Overige aandachtspunten bij het rapporteren van de installaties
Vermijd fouten bij het rapporteren van installaties. De onderstaande aandachtspunten komen uit een steekproefcontrole op 110 dossiers.
Betere waarden gerapporteerd dan vermeld in de stavingsstukken
In een aantal dossiers nemen verslaggevers bepaalde gegevens niet over uit de technische fiches of ander stavingsstukken. Enkele voorbeelden:
- De circulatiepomp is ‘natlopend’ gerapporteerd in plaats van ‘drooglopend’;
- Het elektrisch vermogen van de pomp voor de warmtetoevoer over de verdamper is met een hogere waarde gerapporteerd dan blijkt uit de technische fiche;
- De dikte van de isolatie van het opslagvat is beter gerapporteerd dan blijkt uit de technische fiche;
- Het gerapporteerd vermogen voor de warmteopwekking is lager dan blijkt uit de Ecodesigngegevens.
Het opwekkingstoestel (of toestellen) valt niet onder Ecodesign, maar is wel zo gerapporteerd
In de EPB-aangifte is gerapporteerd dat het opwekkingstoestel voor warm tapwater onder toepassing van de Ecodesignrichtlijn valt en bijvoorbeeld voorzien is van een geïntegreerd opslagvat.
Echter, als blijkt dat het opwekkingstoestel gecombineerd is met een extern opslagvat of warmtewisselaar en er voor die combinatie geen testgegevens volgens Ecodesign beschikbaar zijn, valt de opwekker voor warm tapwater niet onder Ecodesign. In dat geval moeten het opwekkingsrendement en het opslagrendement berekend worden met de vaste rendementen.
Het is mogelijk dat een condenserende ketel A zorgt voor de opwarming van boiler B. Als de fabrikant niet expliciet beschikt over een ErP-fiche met testgegevens van de combinatie ‘Condenserende ketel A + boiler B’, moet de ‘boiler B’ gerapporteerd worden als extern opslagvat. Dit toestel valt dan niet onder Ecodesign. Een berekend pakketlabel wordt niet aanvaard.
Voorbeeld:
Er zijn verschillende types afgifte-elementen en er is niet gerapporteerd met het slechtste afgifte-element
- De EPB-eenheid heeft één ruimte met elektrische verwarming
Als een afgifte-element voorzien is van een vaste elektrische aansluiting in één ruimte en de rest van de ruimte heeft een ander afgiftesysteem, maakt u voor die ene ruimte best een afzonderlijke energiesector. Als dat niet zo is, moet de hele EPB-eenheid gerapporteerd worden met het afgiftesysteem met het slechtste rendement, namelijk elektrische verwarming.

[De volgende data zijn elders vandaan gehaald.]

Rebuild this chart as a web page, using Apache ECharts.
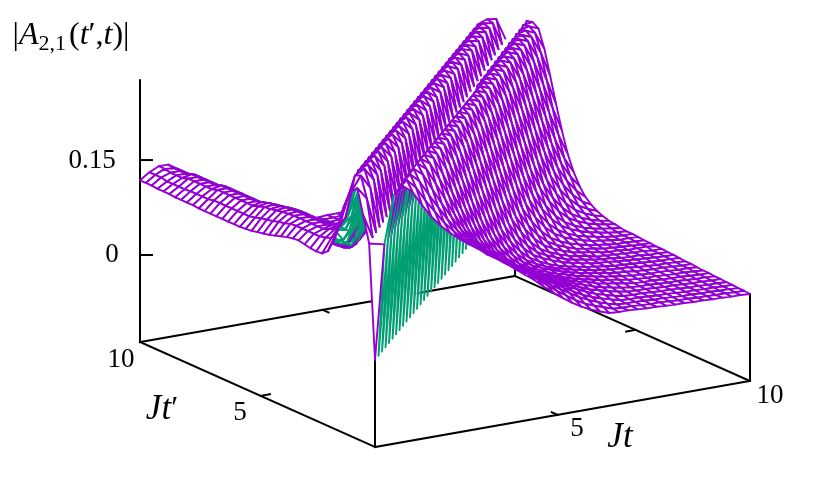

- De EPB-eenheid bevat zowel radiatoren als vloerverwarming
Als de EPB-eenheid niet opgesplitst wordt in een energiesector per type afgifte-element, moet er gerekend worden met het afgiftesysteem met het slechtste afgifterendement voor de ganse EPB-eenheid.
- De staving over de aard van de afgifte-elementen ontbreekt
Als er geen staving wordt aangereikt dat er vloerverwarming aanwezig is en de opwekker is geen elektrische weerstandsverwarming, wordt er aangenomen dat het afgifte-element ‘radiatoren’ is. Door de verplichting tot het opladen van stavingsstukken voor EPB-aangiften ingediend vanaf 1 januari 2023 moet de staving van de afgifte-elementen aanwezig zijn.
Lokale opwekker in plaats van gemengde opwekker
Vooral bij projecten met aanvraagdatum tot vergunning in 2018 is vastgesteld dat een warmteopwekker gerapporteerd wordt als een lokale opwekker voor ruimteverwarming en als lokale opwekker voor de opwekking van sanitair warm water.
Meestal blijkt dat er slechts één opwekker (bijvoorbeeld een gascondensatieketel van het doorstroomprincipe) geplaatst is voor ruimteverwarming en sanitair warm water samen.
Opwekkers die instaan voor zowel de opwekking van de ruimteverwarming als voor de opwekking van sanitair warm water moeten voor bouwprojecten met een aanvraagdatum tot vergunning vanaf 2018 ingevoerd worden als een ‘gemengde opwekker’.
Het buffervat is niet gerapporteerd
Uit de aangereikte staving blijkt dat er een buffervat aanwezig is, maar dat werd niet gerapporteerd.